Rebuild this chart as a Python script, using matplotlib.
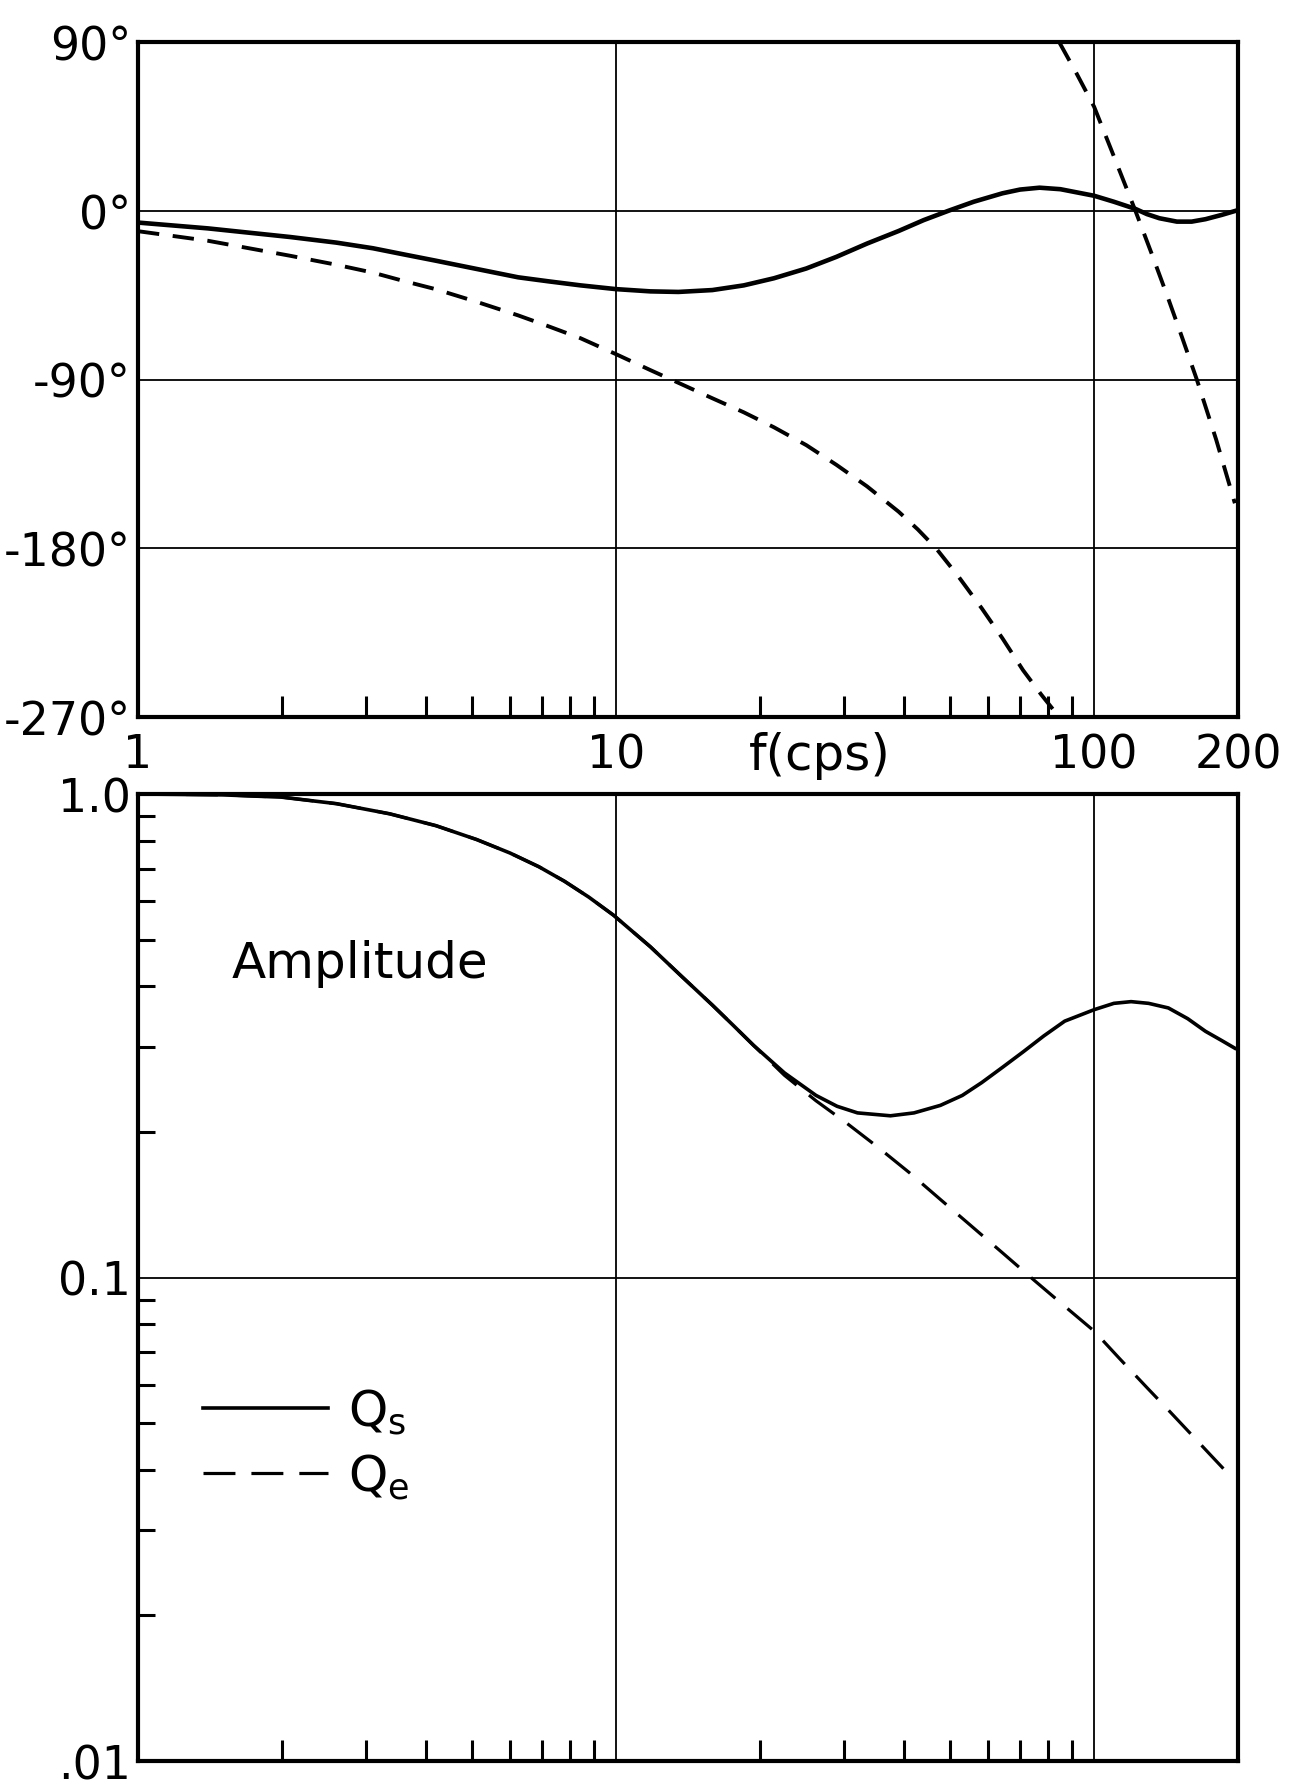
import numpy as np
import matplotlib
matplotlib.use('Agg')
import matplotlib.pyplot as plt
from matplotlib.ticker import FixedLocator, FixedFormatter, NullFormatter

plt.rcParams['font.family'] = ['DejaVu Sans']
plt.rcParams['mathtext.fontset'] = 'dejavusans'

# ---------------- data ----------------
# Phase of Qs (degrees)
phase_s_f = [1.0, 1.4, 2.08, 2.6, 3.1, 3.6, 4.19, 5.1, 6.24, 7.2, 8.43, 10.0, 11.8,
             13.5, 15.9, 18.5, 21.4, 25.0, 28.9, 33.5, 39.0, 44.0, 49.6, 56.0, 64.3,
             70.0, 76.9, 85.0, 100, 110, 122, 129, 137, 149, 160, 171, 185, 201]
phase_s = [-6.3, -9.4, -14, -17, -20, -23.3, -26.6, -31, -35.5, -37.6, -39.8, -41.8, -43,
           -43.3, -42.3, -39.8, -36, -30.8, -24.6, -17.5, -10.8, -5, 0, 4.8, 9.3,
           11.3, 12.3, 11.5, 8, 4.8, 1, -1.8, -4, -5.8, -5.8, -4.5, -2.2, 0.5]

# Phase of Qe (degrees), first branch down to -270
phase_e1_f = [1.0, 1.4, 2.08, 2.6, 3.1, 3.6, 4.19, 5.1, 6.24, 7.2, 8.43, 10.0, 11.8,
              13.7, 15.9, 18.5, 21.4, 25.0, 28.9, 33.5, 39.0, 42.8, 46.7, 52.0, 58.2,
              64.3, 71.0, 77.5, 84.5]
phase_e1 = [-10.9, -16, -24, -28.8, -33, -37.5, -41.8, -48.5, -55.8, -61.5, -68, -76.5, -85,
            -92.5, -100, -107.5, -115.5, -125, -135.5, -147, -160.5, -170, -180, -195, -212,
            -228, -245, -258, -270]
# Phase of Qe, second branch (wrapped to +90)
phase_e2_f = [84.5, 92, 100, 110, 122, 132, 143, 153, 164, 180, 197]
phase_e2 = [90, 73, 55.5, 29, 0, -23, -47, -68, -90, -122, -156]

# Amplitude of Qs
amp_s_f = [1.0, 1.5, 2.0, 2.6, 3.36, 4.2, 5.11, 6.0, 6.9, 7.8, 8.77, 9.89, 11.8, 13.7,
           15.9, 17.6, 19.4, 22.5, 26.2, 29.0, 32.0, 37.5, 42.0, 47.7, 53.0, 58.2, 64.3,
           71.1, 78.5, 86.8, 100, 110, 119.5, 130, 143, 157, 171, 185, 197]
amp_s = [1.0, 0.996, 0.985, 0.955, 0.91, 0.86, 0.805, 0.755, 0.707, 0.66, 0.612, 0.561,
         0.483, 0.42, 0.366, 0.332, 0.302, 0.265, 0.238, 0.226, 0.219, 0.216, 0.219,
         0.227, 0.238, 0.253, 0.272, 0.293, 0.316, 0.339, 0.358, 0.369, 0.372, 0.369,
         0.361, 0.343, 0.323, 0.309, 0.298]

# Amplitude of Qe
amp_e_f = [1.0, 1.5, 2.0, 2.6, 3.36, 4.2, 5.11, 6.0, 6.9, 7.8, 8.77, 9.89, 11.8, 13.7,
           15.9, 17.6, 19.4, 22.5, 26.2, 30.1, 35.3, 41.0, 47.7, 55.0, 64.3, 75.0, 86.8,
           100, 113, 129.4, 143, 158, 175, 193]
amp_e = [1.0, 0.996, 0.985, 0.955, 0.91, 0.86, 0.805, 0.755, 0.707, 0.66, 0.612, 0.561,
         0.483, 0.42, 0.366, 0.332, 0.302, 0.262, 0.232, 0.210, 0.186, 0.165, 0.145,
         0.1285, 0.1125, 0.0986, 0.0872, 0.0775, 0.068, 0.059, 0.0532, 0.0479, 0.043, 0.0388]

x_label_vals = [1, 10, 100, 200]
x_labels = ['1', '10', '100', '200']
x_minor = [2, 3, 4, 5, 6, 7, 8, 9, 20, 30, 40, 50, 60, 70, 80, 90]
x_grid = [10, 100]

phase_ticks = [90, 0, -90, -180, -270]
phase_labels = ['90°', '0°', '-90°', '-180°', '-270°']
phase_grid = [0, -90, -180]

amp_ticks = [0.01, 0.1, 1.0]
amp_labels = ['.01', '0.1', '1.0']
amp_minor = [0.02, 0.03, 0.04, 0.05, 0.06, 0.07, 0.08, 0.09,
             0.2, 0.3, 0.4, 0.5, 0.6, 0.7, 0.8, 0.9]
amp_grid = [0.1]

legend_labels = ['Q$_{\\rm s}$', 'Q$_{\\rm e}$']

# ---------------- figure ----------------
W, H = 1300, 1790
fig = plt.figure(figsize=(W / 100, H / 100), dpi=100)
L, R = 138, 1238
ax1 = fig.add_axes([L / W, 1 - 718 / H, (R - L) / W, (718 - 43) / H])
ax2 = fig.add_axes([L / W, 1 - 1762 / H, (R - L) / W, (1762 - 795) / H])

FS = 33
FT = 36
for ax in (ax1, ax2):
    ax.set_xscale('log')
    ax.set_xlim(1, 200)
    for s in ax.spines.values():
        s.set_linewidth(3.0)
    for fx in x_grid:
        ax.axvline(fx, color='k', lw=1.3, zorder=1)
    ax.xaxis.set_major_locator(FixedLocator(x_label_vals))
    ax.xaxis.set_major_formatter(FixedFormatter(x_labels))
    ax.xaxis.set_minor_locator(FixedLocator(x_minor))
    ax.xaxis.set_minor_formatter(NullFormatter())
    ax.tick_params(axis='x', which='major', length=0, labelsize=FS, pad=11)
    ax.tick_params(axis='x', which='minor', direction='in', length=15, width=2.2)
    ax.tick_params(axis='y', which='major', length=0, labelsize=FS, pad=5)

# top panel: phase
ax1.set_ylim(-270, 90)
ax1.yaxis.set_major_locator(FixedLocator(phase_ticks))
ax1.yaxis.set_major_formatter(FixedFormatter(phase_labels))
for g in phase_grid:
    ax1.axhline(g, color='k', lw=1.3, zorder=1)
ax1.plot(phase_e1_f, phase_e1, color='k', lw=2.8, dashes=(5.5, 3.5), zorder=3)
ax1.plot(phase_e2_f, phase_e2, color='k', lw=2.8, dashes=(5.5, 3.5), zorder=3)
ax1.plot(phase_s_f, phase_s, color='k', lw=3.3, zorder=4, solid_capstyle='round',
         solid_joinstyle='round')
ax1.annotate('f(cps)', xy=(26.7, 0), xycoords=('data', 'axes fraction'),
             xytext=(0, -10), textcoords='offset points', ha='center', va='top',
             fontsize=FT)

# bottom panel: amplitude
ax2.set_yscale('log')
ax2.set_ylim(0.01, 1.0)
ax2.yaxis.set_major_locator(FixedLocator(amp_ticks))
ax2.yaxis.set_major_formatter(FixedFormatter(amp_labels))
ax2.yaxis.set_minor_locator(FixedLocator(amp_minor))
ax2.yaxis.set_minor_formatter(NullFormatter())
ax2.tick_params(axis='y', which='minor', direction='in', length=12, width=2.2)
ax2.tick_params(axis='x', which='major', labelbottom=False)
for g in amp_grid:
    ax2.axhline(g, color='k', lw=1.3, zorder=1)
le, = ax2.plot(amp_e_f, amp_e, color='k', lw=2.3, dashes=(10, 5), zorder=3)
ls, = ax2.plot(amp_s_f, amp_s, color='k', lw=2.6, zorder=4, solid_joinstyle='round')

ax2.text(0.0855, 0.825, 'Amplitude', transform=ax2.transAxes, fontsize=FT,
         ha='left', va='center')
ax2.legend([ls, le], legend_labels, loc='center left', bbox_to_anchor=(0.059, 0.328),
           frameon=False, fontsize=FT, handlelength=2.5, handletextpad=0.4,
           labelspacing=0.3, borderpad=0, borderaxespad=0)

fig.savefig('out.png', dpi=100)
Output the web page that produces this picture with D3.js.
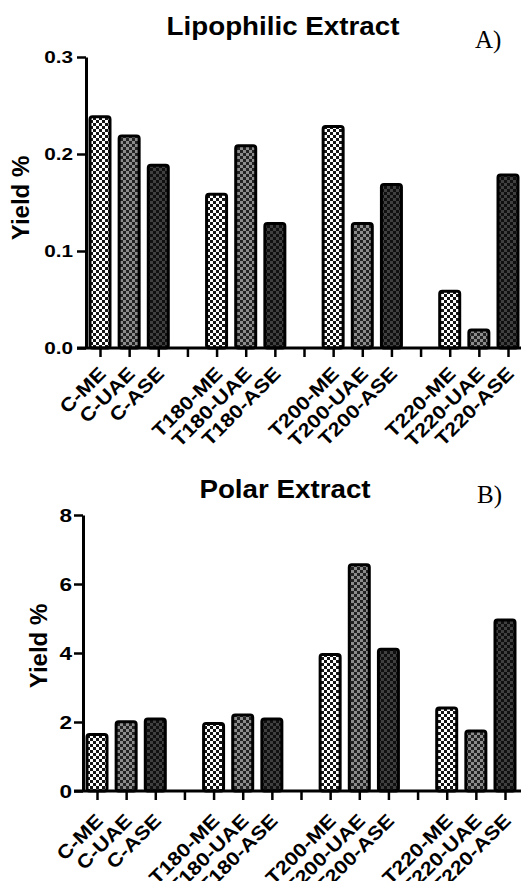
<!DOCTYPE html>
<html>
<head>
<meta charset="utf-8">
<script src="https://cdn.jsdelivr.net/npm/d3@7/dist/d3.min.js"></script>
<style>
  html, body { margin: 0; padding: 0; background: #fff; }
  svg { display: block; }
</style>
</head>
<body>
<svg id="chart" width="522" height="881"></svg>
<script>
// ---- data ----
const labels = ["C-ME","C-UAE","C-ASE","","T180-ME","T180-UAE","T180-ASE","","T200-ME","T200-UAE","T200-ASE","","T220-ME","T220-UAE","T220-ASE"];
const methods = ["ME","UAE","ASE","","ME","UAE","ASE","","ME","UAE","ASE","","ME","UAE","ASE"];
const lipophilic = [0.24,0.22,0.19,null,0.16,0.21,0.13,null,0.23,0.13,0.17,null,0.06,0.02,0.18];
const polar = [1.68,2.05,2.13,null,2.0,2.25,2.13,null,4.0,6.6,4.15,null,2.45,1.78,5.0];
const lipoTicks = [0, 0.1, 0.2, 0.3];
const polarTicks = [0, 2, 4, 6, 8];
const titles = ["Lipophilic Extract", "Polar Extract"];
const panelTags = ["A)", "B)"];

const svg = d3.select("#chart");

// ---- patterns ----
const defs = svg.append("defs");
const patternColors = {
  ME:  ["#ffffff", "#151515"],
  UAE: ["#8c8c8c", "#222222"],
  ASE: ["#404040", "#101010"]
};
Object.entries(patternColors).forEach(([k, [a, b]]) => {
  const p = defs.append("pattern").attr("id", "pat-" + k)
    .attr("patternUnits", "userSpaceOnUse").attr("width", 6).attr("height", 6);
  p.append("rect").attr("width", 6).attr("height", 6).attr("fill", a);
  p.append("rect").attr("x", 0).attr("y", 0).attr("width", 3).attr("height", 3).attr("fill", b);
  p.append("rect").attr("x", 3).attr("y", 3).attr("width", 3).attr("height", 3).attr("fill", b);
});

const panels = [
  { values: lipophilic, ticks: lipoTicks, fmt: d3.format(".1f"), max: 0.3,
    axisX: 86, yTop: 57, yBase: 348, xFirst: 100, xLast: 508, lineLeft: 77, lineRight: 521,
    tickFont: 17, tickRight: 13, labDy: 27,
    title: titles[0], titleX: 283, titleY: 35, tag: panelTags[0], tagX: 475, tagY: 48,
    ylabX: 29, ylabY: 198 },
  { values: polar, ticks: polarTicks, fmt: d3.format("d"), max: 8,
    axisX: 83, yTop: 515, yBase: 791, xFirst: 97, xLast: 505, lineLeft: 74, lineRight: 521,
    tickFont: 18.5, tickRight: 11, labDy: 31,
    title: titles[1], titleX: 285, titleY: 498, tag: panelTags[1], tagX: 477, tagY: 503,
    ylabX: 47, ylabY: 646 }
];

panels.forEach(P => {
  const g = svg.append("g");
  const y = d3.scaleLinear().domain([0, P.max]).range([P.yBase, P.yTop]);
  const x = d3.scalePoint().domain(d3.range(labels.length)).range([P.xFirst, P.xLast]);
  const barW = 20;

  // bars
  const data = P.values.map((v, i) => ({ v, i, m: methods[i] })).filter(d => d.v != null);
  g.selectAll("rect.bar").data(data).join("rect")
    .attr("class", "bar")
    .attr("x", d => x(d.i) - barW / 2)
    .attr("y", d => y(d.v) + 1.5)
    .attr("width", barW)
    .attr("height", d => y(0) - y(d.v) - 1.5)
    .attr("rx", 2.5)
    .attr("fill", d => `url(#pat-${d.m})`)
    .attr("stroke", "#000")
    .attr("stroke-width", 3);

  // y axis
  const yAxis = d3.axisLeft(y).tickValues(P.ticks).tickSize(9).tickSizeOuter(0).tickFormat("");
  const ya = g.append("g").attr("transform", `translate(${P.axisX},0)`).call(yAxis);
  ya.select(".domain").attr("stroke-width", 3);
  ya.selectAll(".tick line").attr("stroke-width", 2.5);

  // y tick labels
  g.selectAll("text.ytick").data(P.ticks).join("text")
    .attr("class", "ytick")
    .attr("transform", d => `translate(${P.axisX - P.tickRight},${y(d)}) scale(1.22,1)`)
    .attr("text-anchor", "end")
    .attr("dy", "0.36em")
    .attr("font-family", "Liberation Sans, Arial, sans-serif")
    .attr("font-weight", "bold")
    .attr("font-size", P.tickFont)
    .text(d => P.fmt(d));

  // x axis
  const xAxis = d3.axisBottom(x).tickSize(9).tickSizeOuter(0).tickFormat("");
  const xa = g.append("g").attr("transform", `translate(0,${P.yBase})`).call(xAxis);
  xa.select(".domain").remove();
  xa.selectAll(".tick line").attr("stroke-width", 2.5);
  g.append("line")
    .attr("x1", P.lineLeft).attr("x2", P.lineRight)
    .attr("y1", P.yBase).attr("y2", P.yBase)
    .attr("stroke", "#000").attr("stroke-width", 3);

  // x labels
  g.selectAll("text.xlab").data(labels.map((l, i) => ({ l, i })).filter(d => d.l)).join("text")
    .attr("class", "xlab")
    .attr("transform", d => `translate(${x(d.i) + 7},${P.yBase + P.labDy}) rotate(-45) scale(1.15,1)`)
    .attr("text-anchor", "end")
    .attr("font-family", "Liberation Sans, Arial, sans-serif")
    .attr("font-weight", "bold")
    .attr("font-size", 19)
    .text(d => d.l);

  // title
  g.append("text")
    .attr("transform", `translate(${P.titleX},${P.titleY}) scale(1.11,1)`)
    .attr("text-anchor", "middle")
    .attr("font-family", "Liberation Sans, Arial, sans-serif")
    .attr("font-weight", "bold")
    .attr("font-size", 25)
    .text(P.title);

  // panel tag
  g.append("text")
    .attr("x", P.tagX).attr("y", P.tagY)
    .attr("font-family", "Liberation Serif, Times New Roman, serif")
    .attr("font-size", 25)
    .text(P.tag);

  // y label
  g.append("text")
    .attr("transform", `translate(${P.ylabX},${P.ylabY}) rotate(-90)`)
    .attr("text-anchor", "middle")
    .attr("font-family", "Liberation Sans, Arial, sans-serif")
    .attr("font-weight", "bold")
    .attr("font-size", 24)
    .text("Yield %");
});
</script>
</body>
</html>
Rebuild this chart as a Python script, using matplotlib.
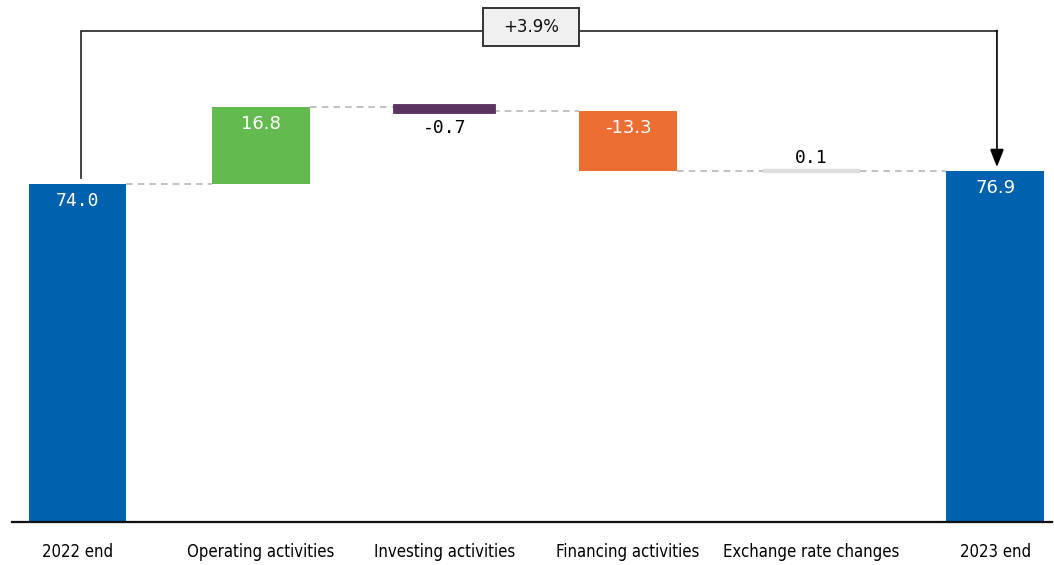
------------------------------------------------
* [Given instruction]
Exactly restate the lines from the beginning of the data through the line with "plt.rcParams['mathtext.fontset'] = 'dejavusans'", and no others, keeping pictures out.

* [Right answer]
Rebuild this chart as a Python script, using matplotlib.
import numpy as np
import matplotlib
matplotlib.use('Agg')
import matplotlib.pyplot as plt
from matplotlib.ticker import FixedLocator, FixedFormatter, NullFormatter

plt.rcParams['font.family'] = ['DejaVu Sans']
plt.rcParams['mathtext.fontset'] = 'dejavusans'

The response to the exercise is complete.